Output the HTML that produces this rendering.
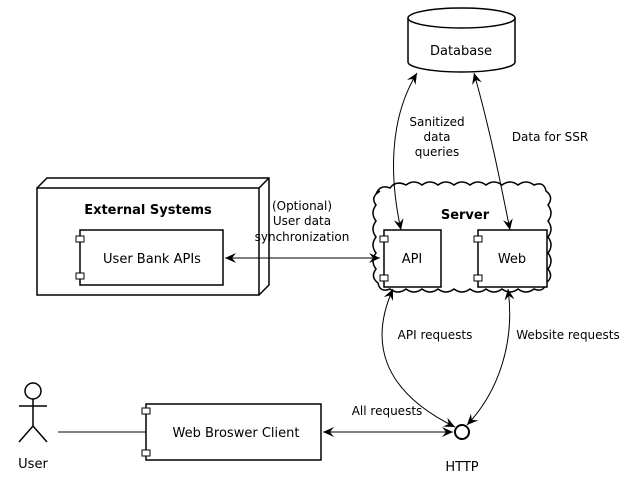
<!DOCTYPE html>
<html><head><meta charset="utf-8"><style>
html,body{margin:0;padding:0;background:#fff;}
svg{display:block;font-family:"DejaVu Sans","Liberation Sans",sans-serif;}
</style></head><body>
<svg width="635" height="484" viewBox="0 0 635 484" xmlns="http://www.w3.org/2000/svg">
<defs>
<marker id="a" viewBox="0 0 12 10" refX="11" refY="5" markerWidth="12" markerHeight="10" orient="auto-start-reverse" markerUnits="userSpaceOnUse">
<path d="M0,0 L11,5 L0,10 L4,5 Z" fill="#000"/>
</marker>
</defs>
<g fill="none" stroke="#000" stroke-width="1.5">
<path d="M408,18 L408,62 A53.5,10 0 0 0 515,62 L515,18" fill="#fff"/>
<ellipse cx="461.5" cy="18" rx="53.5" ry="10" fill="#fff"/>
<rect x="37" y="188" width="222" height="107" fill="#fff"/>
<path d="M37,188 L47,178 L269,178 L269,285 L259,295 M259,188 L269,178"/>
<rect x="80" y="230" width="143" height="55" fill="#fff"/>
<rect x="76" y="236" width="8" height="6" fill="#fff" stroke-width="1"/>
<rect x="76" y="273" width="8" height="6" fill="#fff" stroke-width="1"/>
<path fill="#fff" d="M376,194 q4,-10 14,-6 q6,-8 16,-3 q8,-6 16,0 q8,-6 16,0 q8,-6 16,0 q8,-6 16,0 q8,-6 16,0 q8,-6 16,0 q8,-6 16,0 q8,-6 16,0 q10,-4 12,6 q8,6 2,14 q6,8 0,16 q6,8 0,16 q6,8 0,16 q6,8 0,16 q6,8 -2,14 q-2,10 -12,6 q-8,6 -16,0 q-8,6 -16,0 q-8,6 -16,0 q-8,6 -16,0 q-8,6 -16,0 q-8,6 -16,0 q-8,6 -16,0 q-8,6 -16,0 q-8,6 -16,0 q-10,4 -12,-6 q-8,-6 -2,-14 q-6,-8 0,-16 q-6,-8 0,-16 q-6,-8 0,-16 q-6,-8 0,-16 q-6,-8 4,-14 z"/>
<rect x="384" y="230" width="57" height="57" fill="#fff"/>
<rect x="380" y="236" width="8" height="6" fill="#fff" stroke-width="1"/>
<rect x="380" y="275" width="8" height="6" fill="#fff" stroke-width="1"/>
<rect x="478" y="230" width="69" height="57" fill="#fff"/>
<rect x="474" y="236" width="8" height="6" fill="#fff" stroke-width="1"/>
<rect x="474" y="275" width="8" height="6" fill="#fff" stroke-width="1"/>
<rect x="146" y="404" width="175" height="56" fill="#fff"/>
<rect x="142" y="408" width="8" height="6" fill="#fff" stroke-width="1"/>
<rect x="142" y="450" width="8" height="6" fill="#fff" stroke-width="1"/>
<circle cx="462" cy="432" r="7" stroke-width="2" fill="#fff"/>
<circle cx="33" cy="391" r="8"/>
<path d="M33,399 L33,426 M19,406 L47,406 M19,442 L33,426 L47,442"/>
</g>
<g fill="none" stroke="#000" stroke-width="1">
<line x1="58" y1="432" x2="146" y2="432"/>
<line x1="323" y1="432" x2="453" y2="432" marker-start="url(#a)" marker-end="url(#a)"/>
<line x1="225" y1="258" x2="380" y2="258" marker-start="url(#a)" marker-end="url(#a)"/>
<path d="M417,73 C388,120 390,180 401,230" marker-start="url(#a)" marker-end="url(#a)"/>
<path d="M474,73 C490,130 500,180 510,230" marker-start="url(#a)" marker-end="url(#a)"/>
<path d="M393,289 C370,340 380,390 455,427" marker-start="url(#a)" marker-end="url(#a)"/>
<path d="M508,289 C515,340 500,390 467,425" marker-start="url(#a)" marker-end="url(#a)"/>
</g>
<g font-size="13" fill="#000" text-anchor="middle">
<text x="461" y="55">Database</text>
<text x="148" y="214" font-weight="bold">External Systems</text>
<text x="152" y="263">User Bank APIs</text>
<text x="465" y="219" font-weight="bold">Server</text>
<text x="412" y="263">API</text>
<text x="512" y="263">Web</text>
<text x="236" y="437">Web Broswer Client</text>
<text x="33" y="468">User</text>
<text x="462" y="471">HTTP</text>
</g>
<g font-size="12" fill="#000" text-anchor="middle">
<text x="437" y="126">Sanitized</text>
<text x="437" y="141">data</text>
<text x="437" y="156">queries</text>
<text x="550" y="141">Data for SSR</text>
<text x="302" y="210">(Optional)</text>
<text x="302" y="225">User data</text>
<text x="302" y="241">synchronization</text>
<text x="435" y="339">API requests</text>
<text x="568" y="339">Website requests</text>
<text x="387" y="415">All requests</text>
</g>
</svg>
</body></html>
────
Omit every picture while copying the listing above exactly.

Output the HTML that produces this rendering.
<!DOCTYPE html>
<html><head><meta charset="utf-8"><style>
html,body{margin:0;padding:0;background:#fff;}
svg{display:block;font-family:"DejaVu Sans","Liberation Sans",sans-serif;}
</style></head><body>
<svg width="635" height="484" viewBox="0 0 635 484" xmlns="http://www.w3.org/2000/svg">
<defs>
<marker id="a" viewBox="0 0 12 10" refX="11" refY="5" markerWidth="12" markerHeight="10" orient="auto-start-reverse" markerUnits="userSpaceOnUse">
<path d="M0,0 L11,5 L0,10 L4,5 Z" fill="#000"/>
</marker>
</defs>
<g fill="none" stroke="#000" stroke-width="1.5">
<path d="M408,18 L408,62 A53.5,10 0 0 0 515,62 L515,18" fill="#fff"/>
<ellipse cx="461.5" cy="18" rx="53.5" ry="10" fill="#fff"/>
<rect x="37" y="188" width="222" height="107" fill="#fff"/>
<path d="M37,188 L47,178 L269,178 L269,285 L259,295 M259,188 L269,178"/>
<rect x="80" y="230" width="143" height="55" fill="#fff"/>
<rect x="76" y="236" width="8" height="6" fill="#fff" stroke-width="1"/>
<rect x="76" y="273" width="8" height="6" fill="#fff" stroke-width="1"/>
<path fill="#fff" d="M376,194 q4,-10 14,-6 q6,-8 16,-3 q8,-6 16,0 q8,-6 16,0 q8,-6 16,0 q8,-6 16,0 q8,-6 16,0 q8,-6 16,0 q8,-6 16,0 q8,-6 16,0 q10,-4 12,6 q8,6 2,14 q6,8 0,16 q6,8 0,16 q6,8 0,16 q6,8 0,16 q6,8 -2,14 q-2,10 -12,6 q-8,6 -16,0 q-8,6 -16,0 q-8,6 -16,0 q-8,6 -16,0 q-8,6 -16,0 q-8,6 -16,0 q-8,6 -16,0 q-8,6 -16,0 q-8,6 -16,0 q-10,4 -12,-6 q-8,-6 -2,-14 q-6,-8 0,-16 q-6,-8 0,-16 q-6,-8 0,-16 q-6,-8 0,-16 q-6,-8 4,-14 z"/>
<rect x="384" y="230" width="57" height="57" fill="#fff"/>
<rect x="380" y="236" width="8" height="6" fill="#fff" stroke-width="1"/>
<rect x="380" y="275" width="8" height="6" fill="#fff" stroke-width="1"/>
<rect x="478" y="230" width="69" height="57" fill="#fff"/>
<rect x="474" y="236" width="8" height="6" fill="#fff" stroke-width="1"/>
<rect x="474" y="275" width="8" height="6" fill="#fff" stroke-width="1"/>
<rect x="146" y="404" width="175" height="56" fill="#fff"/>
<rect x="142" y="408" width="8" height="6" fill="#fff" stroke-width="1"/>
<rect x="142" y="450" width="8" height="6" fill="#fff" stroke-width="1"/>
<circle cx="462" cy="432" r="7" stroke-width="2" fill="#fff"/>
<circle cx="33" cy="391" r="8"/>
<path d="M33,399 L33,426 M19,406 L47,406 M19,442 L33,426 L47,442"/>
</g>
<g fill="none" stroke="#000" stroke-width="1">
<line x1="58" y1="432" x2="146" y2="432"/>
<line x1="323" y1="432" x2="453" y2="432" marker-start="url(#a)" marker-end="url(#a)"/>
<line x1="225" y1="258" x2="380" y2="258" marker-start="url(#a)" marker-end="url(#a)"/>
<path d="M417,73 C388,120 390,180 401,230" marker-start="url(#a)" marker-end="url(#a)"/>
<path d="M474,73 C490,130 500,180 510,230" marker-start="url(#a)" marker-end="url(#a)"/>
<path d="M393,289 C370,340 380,390 455,427" marker-start="url(#a)" marker-end="url(#a)"/>
<path d="M508,289 C515,340 500,390 467,425" marker-start="url(#a)" marker-end="url(#a)"/>
</g>
<g font-size="13" fill="#000" text-anchor="middle">
<text x="461" y="55">Database</text>
<text x="148" y="214" font-weight="bold">External Systems</text>
<text x="152" y="263">User Bank APIs</text>
<text x="465" y="219" font-weight="bold">Server</text>
<text x="412" y="263">API</text>
<text x="512" y="263">Web</text>
<text x="236" y="437">Web Broswer Client</text>
<text x="33" y="468">User</text>
<text x="462" y="471">HTTP</text>
</g>
<g font-size="12" fill="#000" text-anchor="middle">
<text x="437" y="126">Sanitized</text>
<text x="437" y="141">data</text>
<text x="437" y="156">queries</text>
<text x="550" y="141">Data for SSR</text>
<text x="302" y="210">(Optional)</text>
<text x="302" y="225">User data</text>
<text x="302" y="241">synchronization</text>
<text x="435" y="339">API requests</text>
<text x="568" y="339">Website requests</text>
<text x="387" y="415">All requests</text>
</g>
</svg>
</body></html>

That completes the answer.